TASK INSTRUCTIONS: Print only the lines from the top of the data through the line with "import plotly.graph_objects as go", both included, skipping every picture.

□ □ □ □

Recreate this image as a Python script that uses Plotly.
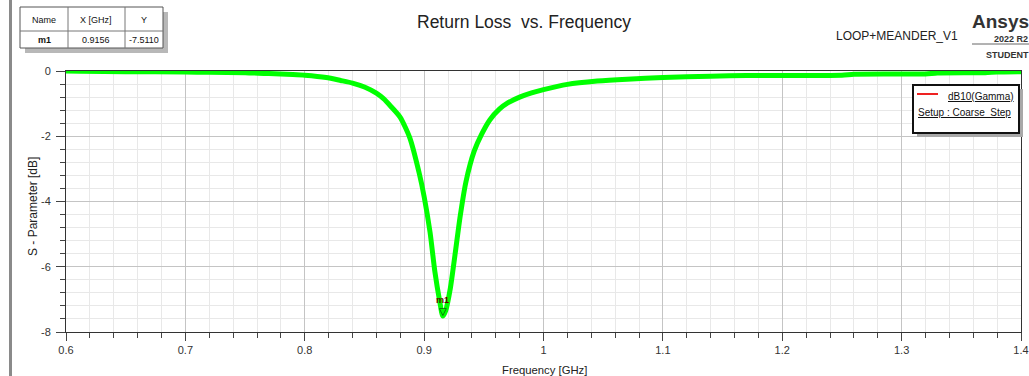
import plotly.graph_objects as go

# ---- data ----
freq_ghz = [0.600, 0.612, 0.650, 0.700, 0.720, 0.750, 0.770, 0.790, 0.800, 0.818,
            0.830, 0.840, 0.850, 0.860, 0.866, 0.872, 0.880, 0.888, 0.896, 0.900,
            0.905, 0.909, 0.913, 0.9156, 0.918, 0.922, 0.926, 0.930, 0.935, 0.942,
            0.948, 0.955, 0.963, 0.970, 0.980, 0.990, 1.000, 1.020, 1.045, 1.070,
            1.100, 1.140, 1.170, 1.250, 1.260, 1.320, 1.330, 1.370, 1.380, 1.400]
db10_gamma = [0.00, -0.01, -0.02, -0.03, -0.04, -0.05, -0.08, -0.11, -0.13, -0.20,
              -0.29, -0.37, -0.49, -0.68, -0.85, -1.08, -1.42, -2.05, -3.15, -3.85,
              -4.95, -6.15, -7.05, -7.511, -7.35, -6.65, -5.60, -4.50, -3.40, -2.45,
              -1.95, -1.50, -1.17, -0.98, -0.80, -0.67, -0.57, -0.41, -0.31, -0.25,
              -0.20, -0.16, -0.14, -0.13, -0.10, -0.09, -0.06, -0.05, -0.03, -0.02]
marker_name = "m1"
marker_x = 0.9156
marker_y = -7.5110
x_ticks = [0.6, 0.7, 0.8, 0.9, 1.0, 1.1, 1.2, 1.3, 1.4]
y_ticks = [0, -2, -4, -6, -8]

W, H = 1029, 376
L, R, T, B = 66, 1021, 71, 332
FONT = "Arial, Liberation Sans, sans-serif"


def px(x):
    return (x - L) / (R - L)


def py(y):
    return (B - y) / (B - T)


fig = go.Figure()
fig.add_trace(go.Scatter(x=freq_ghz, y=db10_gamma, mode="lines", name="dB10(Gamma)",
                         line=dict(color="#00ff00", width=5, shape="spline", smoothing=0.6),
                         showlegend=False, hoverinfo="x+y"))

shapes = []
annotations = []

# left gray bar
shapes.append(dict(type="rect", xref="paper", yref="paper", x0=px(9), x1=px(12), y0=py(H), y1=py(0),
                   fillcolor="#8a8a8a", line=dict(width=0), layer="above"))

# marker table (shadow + box)
tx0, tx1, ty0, ty1 = 20, 163, 7, 48
shapes.append(dict(type="rect", xref="paper", yref="paper", x0=px(tx0 + 5), x1=px(tx1 + 5),
                   y0=py(ty1 + 5), y1=py(ty0 + 5), fillcolor="#b8b8b8", line=dict(width=0)))
shapes.append(dict(type="rect", xref="paper", yref="paper", x0=px(tx0), x1=px(tx1),
                   y0=py(ty1), y1=py(ty0), fillcolor="white", line=dict(color="#555", width=1)))
for cx in (68, 125):
    shapes.append(dict(type="line", xref="paper", yref="paper", x0=px(cx), x1=px(cx),
                       y0=py(ty1), y1=py(ty0), line=dict(color="#777", width=1)))
shapes.append(dict(type="line", xref="paper", yref="paper", x0=px(tx0), x1=px(tx1),
                   y0=py(31), y1=py(31), line=dict(color="#777", width=1)))
table_cells = [("Name", 44, 20, False), ("X [GHz]", 96, 20, False), ("Y", 144, 20, False),
               (marker_name, 44, 40, True), (f"{marker_x:.4f}", 96, 40, False),
               (f"{marker_y:.4f}", 144, 40, False)]
for txt, cx, cy, bold in table_cells:
    annotations.append(dict(xref="paper", yref="paper", x=px(cx), y=py(cy), showarrow=False,
                            text=f"<b>{txt}</b>" if bold else txt, xanchor="center", yanchor="middle",
                            font=dict(size=9, color="#111", family=FONT)))

# legend box
lx0, lx1, ly0, ly1 = 913, 1019, 85, 133
shapes.append(dict(type="rect", xref="paper", yref="paper", x0=px(lx0 + 4), x1=px(lx1 + 4),
                   y0=py(ly1 + 4), y1=py(ly0 + 4), fillcolor="#a8a8a8", line=dict(width=0), layer="above"))
shapes.append(dict(type="rect", xref="paper", yref="paper", x0=px(lx0), x1=px(lx1),
                   y0=py(ly1), y1=py(ly0), fillcolor="white", line=dict(color="#111", width=2), layer="above"))
shapes.append(dict(type="line", xref="paper", yref="paper", x0=px(917), x1=px(938),
                   y0=py(94), y1=py(94), line=dict(color="#ee2222", width=2), layer="above"))
annotations.append(dict(xref="paper", yref="paper", x=px(1016), y=py(96), showarrow=False,
                        text="<u>dB10(Gamma)</u>", xanchor="right", yanchor="middle",
                        font=dict(size=10, color="#111", family=FONT)))
annotations.append(dict(xref="paper", yref="paper", x=px(916), y=py(112), showarrow=False,
                        text="<u>Setup : Coarse\u00a0 Step</u>", xanchor="left", yanchor="middle",
                        font=dict(size=10, color="#111", family=FONT)))

# titles
annotations.append(dict(xref="paper", yref="paper", x=px(524), y=py(22), showarrow=False,
                        text="Return Loss\u00a0 vs. Frequency", xanchor="center", yanchor="middle",
                        font=dict(size=17.5, color="#222", family=FONT)))
annotations.append(dict(xref="paper", yref="paper", x=px(897), y=py(36), showarrow=False,
                        text="LOOP+MEANDER_V1", xanchor="center", yanchor="middle",
                        font=dict(size=12, color="#222", family=FONT)))
annotations.append(dict(xref="paper", yref="paper", x=px(1031), y=py(22), showarrow=False,
                        text="<b>Ansys</b>", xanchor="right", yanchor="middle",
                        font=dict(size=19, color="#333", family=FONT)))
annotations.append(dict(xref="paper", yref="paper", x=px(1030), y=py(39), showarrow=False,
                        text="<b>2022 R2</b>", xanchor="right", yanchor="middle",
                        font=dict(size=9, color="#333", family=FONT)))
shapes.append(dict(type="line", xref="paper", yref="paper", x0=px(972), x1=px(1029),
                   y0=py(44), y1=py(44), line=dict(color="#666", width=1)))
annotations.append(dict(xref="paper", yref="paper", x=px(1031), y=py(55), showarrow=False,
                        text="<b>STUDENT</b>", xanchor="right", yanchor="middle",
                        font=dict(size=9, color="#333", family=FONT)))

# axis titles
annotations.append(dict(xref="paper", yref="paper", x=px(544), y=py(370), showarrow=False,
                        text="Frequency [GHz]", xanchor="center", yanchor="middle",
                        font=dict(size=11.3, color="#222", family=FONT)))
annotations.append(dict(xref="paper", yref="paper", x=px(33), y=py(207), showarrow=False,
                        text="S - Parameter [dB]", xanchor="center", yanchor="middle", textangle=-90,
                        font=dict(size=12, color="#222", family=FONT)))

# marker m1
annotations.append(dict(xref="x", yref="y", x=marker_x, y=marker_y, showarrow=False,
                        text="▽", xanchor="center", yanchor="bottom", yshift=-3,
                        font=dict(size=10, color="#111", family="DejaVu Sans")))
annotations.append(dict(xref="x", yref="y", x=marker_x, y=marker_y, showarrow=False,
                        text="<b>" + marker_name + "</b>", xanchor="center", yanchor="bottom", yshift=9,
                        font=dict(size=9, color="#5a0000", family=FONT)))

fig.update_layout(
    width=W, height=H, autosize=False,
    margin=dict(l=L, r=W - R, t=T, b=H - B, pad=0, autoexpand=False),
    paper_bgcolor="white", plot_bgcolor="white",
    font=dict(family=FONT, size=11, color="#333"),
    shapes=shapes, annotations=annotations, showlegend=False,
    xaxis=dict(range=[0.6, 1.4], tickvals=x_ticks, ticktext=[f"{v:g}" for v in x_ticks],
               automargin=False,
               ticks="outside", ticklen=8, tickcolor="#444", showline=True, linecolor="#333",
               linewidth=1, mirror=True, showgrid=True, gridcolor="#c4c4c4", gridwidth=1,
               zeroline=False, tickfont=dict(size=11, color="#333"),
               minor=dict(dtick=0.02, tick0=0.6, ticks="outside", ticklen=5, tickcolor="#444",
                          showgrid=True, gridcolor="#e8e8e8", gridwidth=1)),
    yaxis=dict(range=[-8, 0], tickvals=y_ticks, ticktext=[f"{v:g}" for v in y_ticks],
               automargin=False,
               ticks="outside", ticklen=9, tickcolor="#444", showline=True, linecolor="#333",
               linewidth=1, mirror=True, showgrid=True, gridcolor="#c4c4c4", gridwidth=1,
               zeroline=False, tickfont=dict(size=11, color="#333"), ticklabelstandoff=3,
               minor=dict(dtick=0.4, tick0=0, ticks="outside", ticklen=5, tickcolor="#444",
                          showgrid=True, gridcolor="#e8e8e8", gridwidth=1)),
)

fig.write_html("out.html", config={"displayModeBar": False},
               post_script="document.body.style.margin='0';document.body.style.overflow='hidden';")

□ □ □ □

PROBLEM SOLUTION:
Recreate this image as a Python script that uses Plotly.
import plotly.graph_objects as go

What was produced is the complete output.